Gary Filmon told a parliamentary committee Wednesday the key question is who was to blame for not following well-established rules.

"There is a protocol, a memorandum of understanding, between CSIS and the RCMP about this information-sharing, and that should have ensured that this thing never happened," said Filmon.

The controversy centres on an RCMP document, passed to U.S. officials in 2002, that wrongly labelled Arar an "Islamic extremist" with suspected ties to the al-Qaida terror network.

In fact, the Ottawa-based telecommunications engineer was a peripheral figure in an anti-terrorist investigation being run by the Mounties. He had been seen in the company of someone else who was the real target of the probe.

Justice Dennis O'Connor, who headed a public inquiry into the affair, concluded the erroneous information provided by the RCMP was "very likely" the reason U.S. officials arrested Arar and deported him to Syria, where he was tortured into false confessions of terrorist activity.

RCMP Commissioner Giuliano Zaccardelli has testified that he learned of the error shortly after the deportation. He said the force tried to correct the information privately with American officials.

But Zaccardelli didn't admit the mistake publicly at the time and never commented on it until O'Connor had blown the whistle four years later.

Ward Elcock, then head of the Canadian Security Intelligence Service, has said the RCMP boss never told him about the blunder made by his men.

And Wayne Easter, then Liberal solicitor general and political master of the Mounties, says he was kept in the dark, too.

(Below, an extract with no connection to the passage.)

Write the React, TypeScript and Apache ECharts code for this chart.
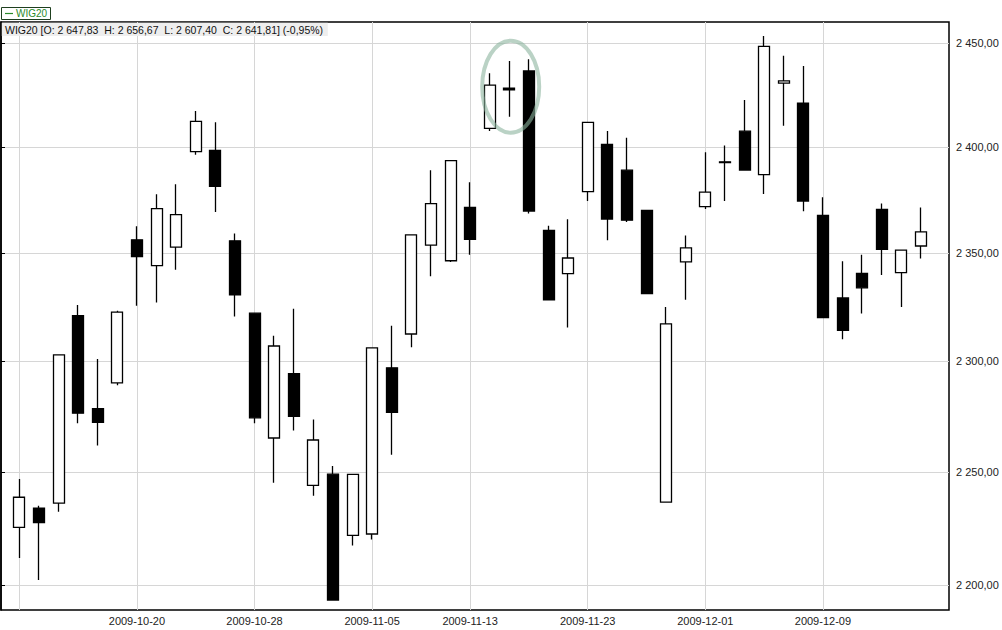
import React, { useEffect, useRef } from "react";
import * as echarts from "echarts";

const dates = [
  "2009-10-12", "2009-10-13", "2009-10-14", "2009-10-15", "2009-10-16",
  "2009-10-19", "2009-10-20", "2009-10-21", "2009-10-22", "2009-10-23",
  "2009-10-26", "2009-10-27", "2009-10-28", "2009-10-29", "2009-10-30",
  "2009-11-02", "2009-11-03", "2009-11-04", "2009-11-05", "2009-11-06",
  "2009-11-09", "2009-11-10", "2009-11-12", "2009-11-13",
  "2009-11-16", "2009-11-17", "2009-11-18", "2009-11-19", "2009-11-20",
  "2009-11-23", "2009-11-24", "2009-11-25", "2009-11-26", "2009-11-27",
  "2009-11-30", "2009-12-01", "2009-12-02", "2009-12-03", "2009-12-04",
  "2009-12-07", "2009-12-08", "2009-12-09", "2009-12-10", "2009-12-11",
  "2009-12-14", "2009-12-15", "2009-12-16",
];

const opens = [
  2225.3, 2233.8, 2236.1, 2320.9, 2278.5, 2290.2, 2356.2, 2344.1, 2352.8, 2397.8,
  2398.4, 2355.7, 2322.1, 2265.2, 2294.4, 2244.0, 2249.0, 2221.8, 2222.4, 2297.0,
  2312.5, 2353.7, 2346.4, 2371.4, 2408.9, 2428.3, 2436.6, 2360.6, 2340.4, 2378.9,
  2401.3, 2389.0, 2370.0, 2236.5, 2345.9, 2371.8, 2393.0, 2407.6, 2386.9, 2430.7,
  2421.1, 2367.7, 2329.1, 2340.5, 2370.5, 2340.9, 2353.3,
];

const closes = [
  2238.7, 2227.5, 2302.9, 2276.4, 2272.3, 2322.6, 2348.4, 2370.8, 2368.0, 2412.3,
  2381.3, 2330.6, 2274.3, 2307.0, 2275.0, 2264.3, 2193.4, 2248.9, 2306.1, 2276.8,
  2358.5, 2373.2, 2393.6, 2356.4, 2429.7, 2427.5, 2369.7, 2328.3, 2347.7, 2411.8,
  2365.9, 2365.4, 2331.1, 2317.2, 2352.4, 2378.6, 2392.6, 2389.1, 2448.5, 2431.8,
  2374.4, 2320.1, 2314.2, 2333.8, 2351.7, 2351.4, 2359.9,
];

const lows = [
  2211.8, 2202.2, 2232.3, 2271.8, 2261.8, 2289.1, 2325.5, 2327.0, 2342.2, 2396.4,
  2369.2, 2320.6, 2271.8, 2245.1, 2268.6, 2239.4, 2193.4, 2217.3, 2220.0, 2257.7,
  2306.4, 2339.2, 2345.8, 2349.2, 2407.7, 2414.5, 2368.5, 2328.3, 2315.5, 2374.4,
  2356.0, 2364.5, 2331.1, 2236.5, 2328.3, 2370.6, 2374.4, 2389.1, 2377.7, 2410.2,
  2369.6, 2320.1, 2310.1, 2321.9, 2339.8, 2324.9, 2347.5,
];

const highs = [
  2246.8, 2234.9, 2302.9, 2325.9, 2301.1, 2323.2, 2362.5, 2377.6, 2382.3, 2417.3,
  2411.9, 2359.1, 2322.3, 2311.7, 2324.1, 2273.5, 2252.6, 2248.9, 2306.1, 2316.3,
  2358.5, 2389.0, 2393.6, 2383.3, 2435.5, 2441.4, 2442.3, 2362.8, 2365.8, 2411.8,
  2407.7, 2404.4, 2370.0, 2325.0, 2358.2, 2397.5, 2400.8, 2422.6, 2453.6, 2443.9,
  2439.0, 2376.2, 2346.2, 2349.2, 2373.3, 2351.4, 2371.4,
];

const priceTicks = [2200, 2250, 2300, 2350, 2400, 2450];
const gridDates = [
  "2009-10-12", "2009-10-20", "2009-10-28", "2009-11-05",
  "2009-11-13", "2009-11-23", "2009-12-01", "2009-12-09",
];
const labelDates = gridDates.slice(1);

const seriesName = "WIG20";
const headerText =
  "WIG20 [O: 2 647,83  H: 2 656,67  L: 2 607,40  C: 2 641,81] (-0,95%)";

const FONT = "'Liberation Sans', Arial, sans-serif";

function fmtPrice(v: number): string {
  const s = (Math.round(v * 100) / 100).toFixed(2);
  const [i, d] = s.split(".");
  return i.replace(/\B(?=(\d{3})+(?!\d))/g, " ") + "," + d;
}

export default function App() {
  const ref = useRef<HTMLDivElement>(null);

  useEffect(() => {
    if (!ref.current) return;
    const chart = echarts.init(ref.current, undefined, { renderer: "svg" });
    const yMin = 2189.1;
    const yMax = 2460.4;
    const candleData = dates.map((_, i) => [opens[i], closes[i], lows[i], highs[i]]);

    chart.setOption({
      animation: false,
      backgroundColor: "#ffffff",
      textStyle: { fontFamily: FONT },
      grid: [
        {
          left: 1,
          top: 22,
          right: 53,
          bottom: 20,
          show: true,
          borderColor: "#000000",
          borderWidth: 1.5,
          backgroundColor: "transparent",
          containLabel: false,
        },
        {
          left: 9.5,
          top: 22,
          right: 71.3,
          bottom: 20,
          containLabel: false,
        },
      ],
      xAxis: [
        { type: "value", gridIndex: 0, show: false, min: 0, max: 1 },
        {
          type: "category",
          gridIndex: 1,
          data: dates,
          boundaryGap: true,
          axisLine: { show: false },
          axisTick: { show: false },
          axisLabel: {
            interval: (_i: number, v: string) => labelDates.includes(v),
            fontSize: 11,
            color: "#222222",
            fontFamily: FONT,
            margin: 5,
          },
          splitLine: {
            show: true,
            alignWithLabel: true,
            interval: (_i: number, v: string) => gridDates.includes(v),
            lineStyle: { color: "#d6d6d6", width: 1 },
          },
        },
      ],
      yAxis: [
        {
          type: "log",
          gridIndex: 0,
          position: "right",
          min: yMin,
          max: yMax,
          axisLine: { show: true, lineStyle: { color: "#000000", width: 1.5 } },
          axisTick: {
            show: true,
            length: 4,
            customValues: priceTicks,
            lineStyle: { color: "#000000", width: 1 },
          },
          axisLabel: {
            customValues: priceTicks,
            formatter: (v: number) => fmtPrice(v),
            fontSize: 11,
            color: "#222222",
            fontFamily: FONT,
            margin: 7,
          },
          splitLine: { show: true, lineStyle: { color: "#d6d6d6", width: 1 } },
        },
        {
          type: "log",
          gridIndex: 1,
          min: yMin,
          max: yMax,
          show: false,
          splitLine: { show: false },
        },
      ],
      series: [
        {
          name: seriesName,
          type: "candlestick",
          xAxisIndex: 1,
          yAxisIndex: 1,
          data: candleData,
          barWidth: 11.5,
          z: 5,
          itemStyle: {
            color: "#ffffff",
            color0: "#000000",
            borderColor: "#000000",
            borderColor0: "#000000",
            borderWidth: 1.3,
          },
        },
      ],
      graphic: [
        {
          type: "rect",
          z: 100,
          shape: { x: 1.5, y: 7.5, width: 49, height: 12 },
          style: { fill: "#ffffff", stroke: "#1e3f1e", lineWidth: 1 },
        },
        {
          type: "line",
          z: 101,
          shape: { x1: 5, y1: 13.5, x2: 13, y2: 13.5 },
          style: { stroke: "#2a8a2a", lineWidth: 1.2 },
        },
        {
          type: "text",
          z: 101,
          x: 16,
          y: 13.8,
          style: {
            text: seriesName,
            fill: "#2a8a2a",
            font: "10px " + FONT,
            verticalAlign: "middle",
          },
        },
        {
          type: "rect",
          z: 100,
          shape: { x: 1.8, y: 22.8, width: 326, height: 13.2 },
          style: { fill: "#eeeeee" },
        },
        {
          type: "text",
          z: 101,
          x: 5,
          y: 29.8,
          style: {
            text: headerText,
            fill: "#111111",
            font: "10.5px " + FONT,
            verticalAlign: "middle",
          },
        },
        {
          type: "ellipse",
          z: 100,
          shape: { cx: 510.7, cy: 86.7, rx: 28.5, ry: 46 },
          style: { fill: "none", stroke: "rgba(140,180,158,0.6)", lineWidth: 4 },
        },
      ],
    });

    return () => chart.dispose();
  }, []);

  return (
    <div
      ref={ref}
      style={{ position: "absolute", left: 0, top: 0, width: 1002, height: 630, background: "#fff" }}
    />
  );
}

"That has to confirm what a huge gap there was, and what an unusual gap there was, that so many people who should have known about it didn't," said Filmon.

"So the question is where do you put the responsibility and what do you do to correct that?"

Several members of the Commons public safety committee have appeared ready, in recent days, to lay the blame on Zaccardelli.

But Liberal Irwin Cotler suggested Wednesday that CSIS should shoulder some of the responsibility as well.

Cotler termed it "astonishing" that the service didn't manage to find out about the problem for four years. "It says something very disturbing about their relationship with the RCMP at the time."

Filmon pointed out that CSIS was never the lead agency in the Arar investigation. Although the spy service shared some background information with the Mounties at the start of the probe, it was the RCMP who quickly assumed the key role.

Filmon, a former Conservative premier of Manitoba, has delved into the matter in his current post as head of the Security Intelligence Review Committee.

The watchdog group has a mandate to monitor CSIS operations, but no authority to perform the same role for the RCMP. Justice O'Connor is now at work on a second volume of his report that will recommend ways to beef up civilian oversight of the Mounties.

Arar, a Canadian citizen of Syrian birth, spent a year in prison in Damascus before being freed and returned to Canada. He has a lawsuit before the courts claiming millions in financial damages from the federal government.